Moving a ratio, rather than moving some concrete number (like reading x books, or writing y posts), feels correct. Brian

2020 underscored my suspicion of year-long goals, as so much can change best-laid plans. In 2021, I’ll again stick to quarterly personal goals when aiming for something specific. That’s enough time to focus on a few priorities while remaining flexible. Melanie

Another important consideration is that ‘hours spent on’ is not a great measure of productivity - I want to achieve things and not just spend time doing busywork. Ala

Zack Korman writes about how bad legacy media is at managing digital subscriptions:

However, when an executive asks, “How can tech and data help us to drive digital subscriptions and improve retention,” they aren’t asking about digital storytelling. They are asking about funneling more users into the payment process, managing customer engagement, and the like. They are talking about digital marketing in one form or another. That is where media companies’ tech really fails. Most media companies have inadequate control over the data that is generated on their sites, and the companies that do have that control lack the technical capabilities needed to act on that data.

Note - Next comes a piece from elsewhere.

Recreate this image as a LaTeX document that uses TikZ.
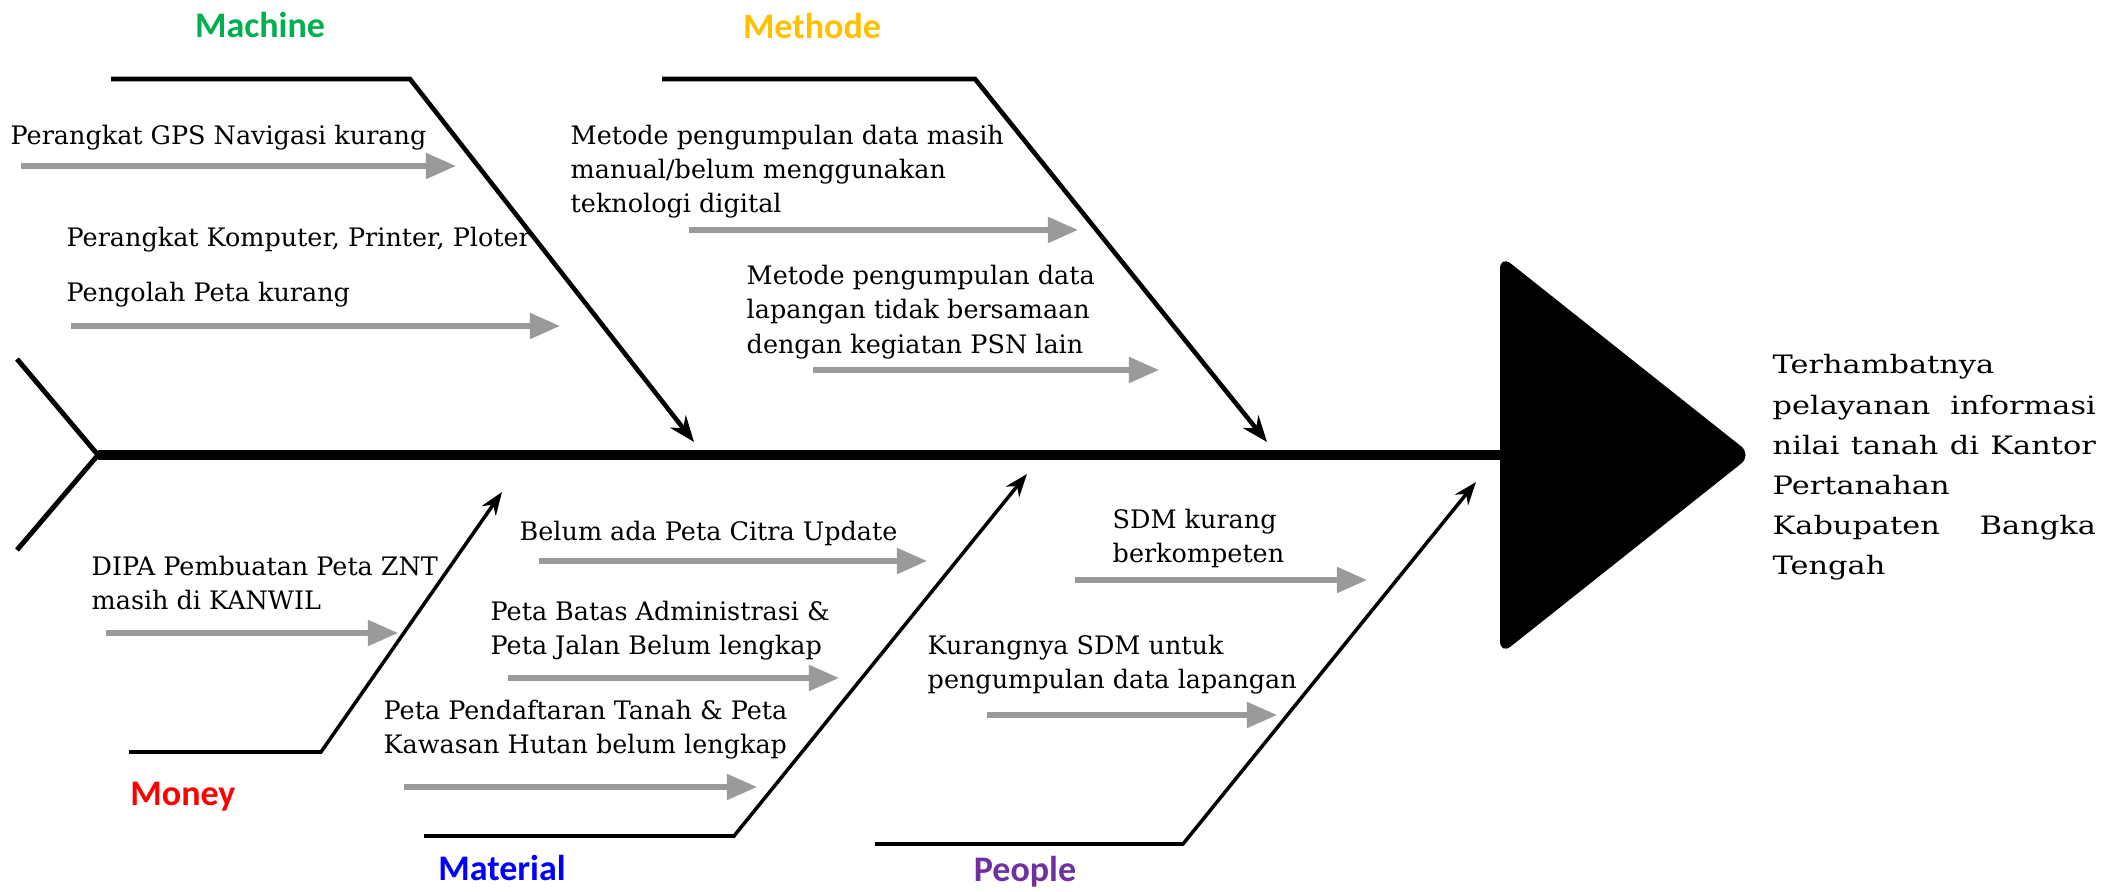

It’s true! I subscribe to three digital subscriptions of print media — The New Yorker, Lapham’s Quarterly, and The Kenyon Review — and all three experiences seem woefully antiquated (I receive more paper mailers from them than emails.)

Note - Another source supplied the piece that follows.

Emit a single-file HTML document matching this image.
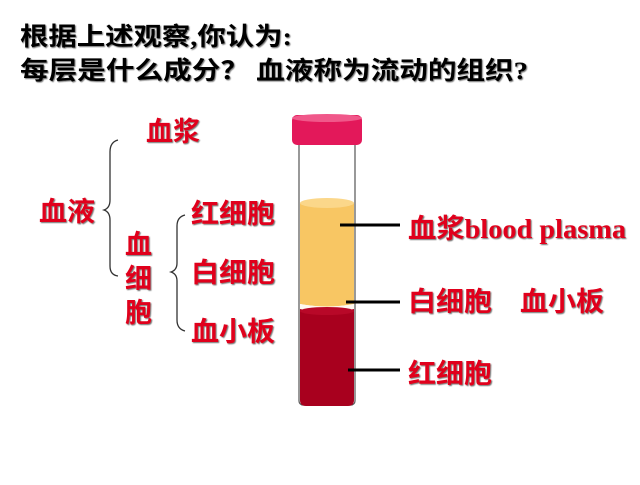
<!DOCTYPE html>
<html><head><meta charset="utf-8"><style>
html,body{margin:0;padding:0;background:#fff;}
svg text{font-family:"Liberation Serif","Noto Sans CJK SC",serif;font-weight:bold;}
.r{fill:#e0001b;font-size:27px;}
.k{fill:#000;font-size:25px;}
</style></head><body>
<svg width="640" height="480" viewBox="0 0 640 480" xmlns="http://www.w3.org/2000/svg">
<defs><filter id="sh"><feDropShadow dx="1" dy="1" stdDeviation="0.6" flood-color="#333" flood-opacity="0.7"/></filter></defs>
<g filter="url(#sh)">
<text class="k" x="20" y="45" textLength="272" lengthAdjust="spacingAndGlyphs">根据上述观察,你认为:</text>
<text class="k" x="20" y="79" textLength="508" lengthAdjust="spacingAndGlyphs">每层是什么成分？ 血液称为流动的组织?</text>
<text class="r" x="146" y="141" textLength="54" lengthAdjust="spacingAndGlyphs">血浆</text>
<text class="r" x="39" y="221" textLength="56" lengthAdjust="spacingAndGlyphs">血液</text>
<text class="r" x="125" y="254">血</text>
<text class="r" x="125" y="288">细</text>
<text class="r" x="125" y="322">胞</text>
<text class="r" x="191" y="223" textLength="84" lengthAdjust="spacingAndGlyphs">红细胞</text>
<text class="r" x="191" y="282" textLength="84" lengthAdjust="spacingAndGlyphs">白细胞</text>
<text class="r" x="191" y="341" textLength="84" lengthAdjust="spacingAndGlyphs">血小板</text>
<text class="r" x="408" y="238" textLength="218" lengthAdjust="spacingAndGlyphs">血浆blood plasma</text>
<text class="r" x="408" y="311" textLength="196" lengthAdjust="spacingAndGlyphs">白细胞　血小板</text>
<text class="r" x="408" y="383" textLength="84" lengthAdjust="spacingAndGlyphs">红细胞</text>
</g>
<path d="M118,140 Q110,142 110,152 L110,200 Q110,208 104,210 Q110,212 110,220 L110,266 Q110,275 118,276" fill="none" stroke="#333" stroke-width="1.3"/>
<path d="M185,215 Q177,217 177,226 L177,263 Q177,270 171,272 Q177,274 177,281 L177,320 Q177,329 185,331" fill="none" stroke="#333" stroke-width="1.3"/>
<rect x="299" y="140" width="56" height="265" rx="4" fill="#fff" stroke="#555" stroke-width="1.2"/>
<path d="M300,203 L354,203 L354,304 Q327,309 300,304 Z" fill="#f8c663"/>
<ellipse cx="327" cy="203" rx="27" ry="5" fill="#fbd78a"/>
<path d="M300,304 Q327,309 354,304 L354,309 L300,309 Z" fill="#fff8f0"/>
<path d="M300,309 Q327,315 354,309 L354,400 Q354,406 348,406 L306,406 Q300,406 300,400 Z" fill="#a8001e"/>
<ellipse cx="327" cy="311" rx="27" ry="4" fill="#b80828"/>
<rect x="292" y="115" width="70" height="30" rx="5" fill="#e3185a"/>
<ellipse cx="327" cy="118" rx="35" ry="4" fill="#f0588a"/>
<line x1="340" y1="225" x2="400" y2="225" stroke="#000" stroke-width="3"/>
<line x1="346" y1="302" x2="400" y2="302" stroke="#000" stroke-width="3"/>
<line x1="348" y1="370" x2="400" y2="370" stroke="#000" stroke-width="3"/>
</svg>
</body></html>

I agree with Zack’s points on it being an issue that stems essentially from shipping your org chart, but the other thing it reminds me of is the lack of unifying technology across all media companies. This reared its head last decade with the advent of streaming, and the ultimate solution to the problem (the “problem” being getting a bunch of resource-strapped federated television companies to be able to competently build out a streaming platform) ended up being a productized consultancy spun out of the MLB:

BAM competes for clients with streaming tech companies like NeuLion and Imagine Communications, as well as big telecommunication outfits like Verizon. But, says Dan Rayburn, a streaming industry analyst, “there really isn’t anybody who does the true end-to-end solution like MLB does, especially at scale, out in the market.”

This part from the above article rung true in particular:

“The thing about broadcast television is, today people probably think of it as stodgy old engineers with big beer bellies and a pocket protector,” says Inzerillo. “But the truth is that there are a lot of things about the way they do it, the technology and the philosophy, that make it incredibly stable and scalable.” Inzerillo set out to fuse those two worlds, creating a platform with the agility of a web startup and the reliability of a broadcast network.

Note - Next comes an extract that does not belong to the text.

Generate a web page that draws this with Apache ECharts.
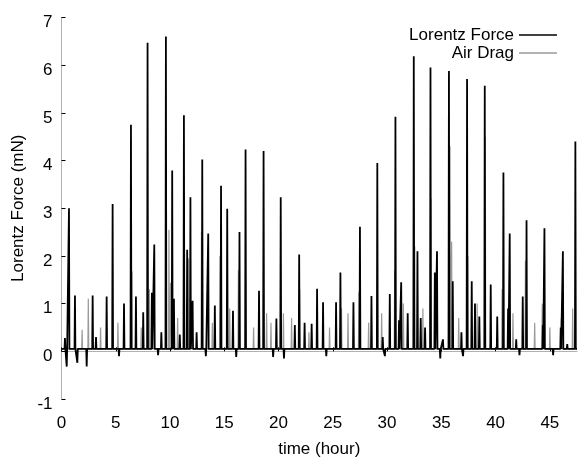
<!DOCTYPE html>
<html>
<head>
<meta charset="utf-8">
<script src="https://cdn.jsdelivr.net/npm/echarts@6/dist/echarts.min.js"></script>
<style>
html,body{margin:0;padding:0;background:#fff;}
#chart{width:578px;height:463px;}
</style>
</head>
<body>
<div id="chart"></div>
<script>
// ---- data ----
const xTicks = [0, 5, 10, 15, 20, 25, 30, 35, 40, 45];
const yTicks = [-1, 0, 1, 2, 3, 4, 5, 6, 7];
const seriesNames = ['Lorentz Force', 'Air Drag'];

const lorentzBaseline = 0.05;
// Lorentz Force spikes: time (hour) and peak (mN)
const lorentzTimes = [0.32,0.48,0.69,1.24,1.46,2.32,2.87,3.18,4.16,4.71,5.3,5.76,6.40,6.86,7.53,7.93,8.33,8.55,8.9,9.20,9.62,10.20,10.36,10.90,11.28,11.58,11.88,12.08,12.45,12.97,13.3,13.52,14.13,14.70,15.27,15.80,16.1,16.40,16.96,18.20,18.62,19.5,19.80,20.20,20.5,21.50,21.90,22.40,23.05,23.55,24.10,24.4,25.30,25.70,26.90,27.50,28.56,29.10,29.60,29.8,30.25,30.77,31.10,31.30,31.90,32.46,32.80,33.10,33.50,34.00,34.40,34.60,34.9,35.15,35.70,36.05,36.85,37.0,37.37,37.80,38.10,38.50,39.00,39.55,40.15,40.72,41.15,41.30,41.90,42.2,42.50,42.85,44.35,44.50,45.3,46.00,46.20,46.60,47.35];
const lorentzPeaks = [0.28,-0.32,3.0,1.17,-0.24,-0.32,1.17,0.30,1.15,3.09,-0.1,1.0,4.75,1.15,0.82,6.47,1.23,2.24,-0.08,0.40,6.6,3.79,1.1,0.35,4.95,2.13,3.23,1.06,0.40,4.02,-0.1,2.47,0.96,3.47,2.99,0.85,-0.12,2.5,4.23,1.27,4.2,-0.12,0.69,3.23,-0.15,0.55,2.03,0.60,0.58,1.31,1.03,-0.1,1.03,1.65,1.03,2.61,1.16,3.95,0.30,-0.1,1.2,4.92,0.65,1.45,0.80,6.19,2.1,0.70,0.50,5.95,1.65,2.1,-0.15,0.25,5.88,1.47,0.40,-0.1,5.71,1.47,1.0,0.73,5.57,1.4,0.73,3.75,0.9,2.47,0.25,-0.08,1.15,2.75,0.55,2.58,-0.08,0.50,2.1,0.15,4.4];

const dragBaseline = 0.05;
// Air Drag spikes: time (hour) and peak (mN)
const dragTimes = [1.9,2.47,3.6,5.2,6.50,7.35,8.1,9.90,10.05,10.7,11.70,12.90,13.90,14.60,15.5,16.30,17.70,18.90,19.3,20.45,21.2,21.95,22.8,24.7,25.80,26.4,27.40,28.3,29.50,30.70,31.5,32.55,33.3,34.05,35.80,35.95,36.6,37.45,38.3,39.05,40.6,41.6,42.75,43.6,44.30,45.0,46.05,47.1];
const dragPeaks = [0.45,1.1,0.5,0.6,1.68,0.5,1.3,2.55,1.44,0.7,1.95,2.5,0.6,2.0,0.9,1.7,0.5,0.8,0.6,0.8,0.7,1.3,0.4,0.5,0.9,0.8,1.25,0.6,0.8,1.7,1.0,2.2,0.9,3.2,4.3,2.3,0.7,2.0,1.0,4.5,1.3,0.8,1.9,0.6,1.0,0.5,0.7,0.9];

const xMin = 0, xMax = 47.5, yMin = -1, yMax = 7;

function spikeLine(times, peaks, base) {
  const pairs = times.map((t, i) => [t, peaks[i]]).sort((a, b) => a[0] - b[0]);
  const pts = [[xMin, base]];
  const hw = 0.04;
  pairs.forEach(([t, p]) => {
    pts.push([t - hw, base], [t, p], [t + hw, base]);
  });
  pts.push([xMax, base]);
  return pts;
}

const FONT = "'Liberation Sans', Arial, Helvetica, sans-serif";
const chart = echarts.init(document.getElementById('chart'), null, {renderer: 'canvas'});
chart.setOption({
  animation: false,
  backgroundColor: '#fff',
  grid: {left: 61.5, right: 1, top: 17.5, bottom: 58, containLabel: false},
  legend: {
    data: [
      {name: seriesNames[0], icon: 'rect', itemStyle: {color: '#000'}},
      {name: seriesNames[1], icon: 'rect', itemStyle: {color: '#9a9a9a'}}
    ],
    orient: 'vertical',
    right: 16,
    top: 21,
    align: 'right',
    itemWidth: 38,
    itemHeight: 1.5,
    itemGap: 0,
    textStyle: {fontFamily: FONT, fontSize: 17, color: '#000', lineHeight: 18}
  },
  xAxis: {
    type: 'value',
    min: xMin, max: xMax, interval: 5,
    name: 'time (hour)',
    nameLocation: 'middle',
    nameGap: 42,
    nameTextStyle: {fontFamily: FONT, fontSize: 17, color: '#000'},
    axisLine: {show: true, lineStyle: {color: '#b0b0b0', width: 1}},
    axisTick: {show: true, inside: true, length: 4, lineStyle: {color: '#000'}},
    splitLine: {show: false},
    axisLabel: {
      fontFamily: FONT, fontSize: 17, color: '#000', margin: 16,
      showMaxLabel: false,
      formatter: v => (xTicks.indexOf(v) >= 0 ? String(v) : '')
    }
  },
  yAxis: {
    type: 'value',
    min: yMin, max: yMax, interval: 1,
    name: 'Lorentz Force (mN)',
    nameLocation: 'middle',
    nameGap: 28,
    nameTextStyle: {fontFamily: FONT, fontSize: 17, color: '#000'},
    axisLine: {show: true, lineStyle: {color: '#b0b0b0', width: 1}},
    axisTick: {show: true, inside: true, length: 4, lineStyle: {color: '#000'}},
    splitLine: {show: false},
    axisLabel: {
      fontFamily: FONT, fontSize: 17, color: '#000', margin: 9,
      formatter: v => (yTicks.indexOf(v) >= 0 ? '{s|' + v + '}' : ''),
      rich: {s: {fontFamily: FONT, fontSize: 17, color: '#000', padding: [10, 0, 0, 0]}}
    }
  },
  series: [
    {
      name: seriesNames[1],
      type: 'line',
      symbol: 'none',
      z: 2,
      data: spikeLine(dragTimes, dragPeaks, dragBaseline),
      lineStyle: {color: '#9a9a9a', width: 1.2},
      itemStyle: {color: '#9a9a9a'}
    },
    {
      name: seriesNames[0],
      type: 'line',
      symbol: 'none',
      z: 3,
      data: spikeLine(lorentzTimes, lorentzPeaks, lorentzBaseline),
      lineStyle: {color: '#000', width: 1.8},
      itemStyle: {color: '#000'}
    }
  ]
});
</script>
</body>
</html>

All of the engineers involved are talented. Sometimes you just need someone with a six-figure retainer to come in and tell an org “no, you’ve got to organize it this way.” (Or maybe offer a Stripe Connect abstraction with a five-digit price tag, but it seems more likely that will come from someone like Substack moving upstream.)

Tonight’s cocktail of choice, courtesy of cocktail virgin. There is a certain class of cocktail that is best described as “base plus plus”; a french 75 is champagne plus plus, the Southern 75 is beer plus plus, and this is of course a mimosa plus plus. Anything with passionfruit syrup in it is delightful inherently; the crispness of the champagne offsets it nicely.

Also, as a reminder: the one product I recommend without recommendation is Aunty Lillikoi’s passionfruit syrup. After finishing this sentence I am going back to the store and ordering three more jars.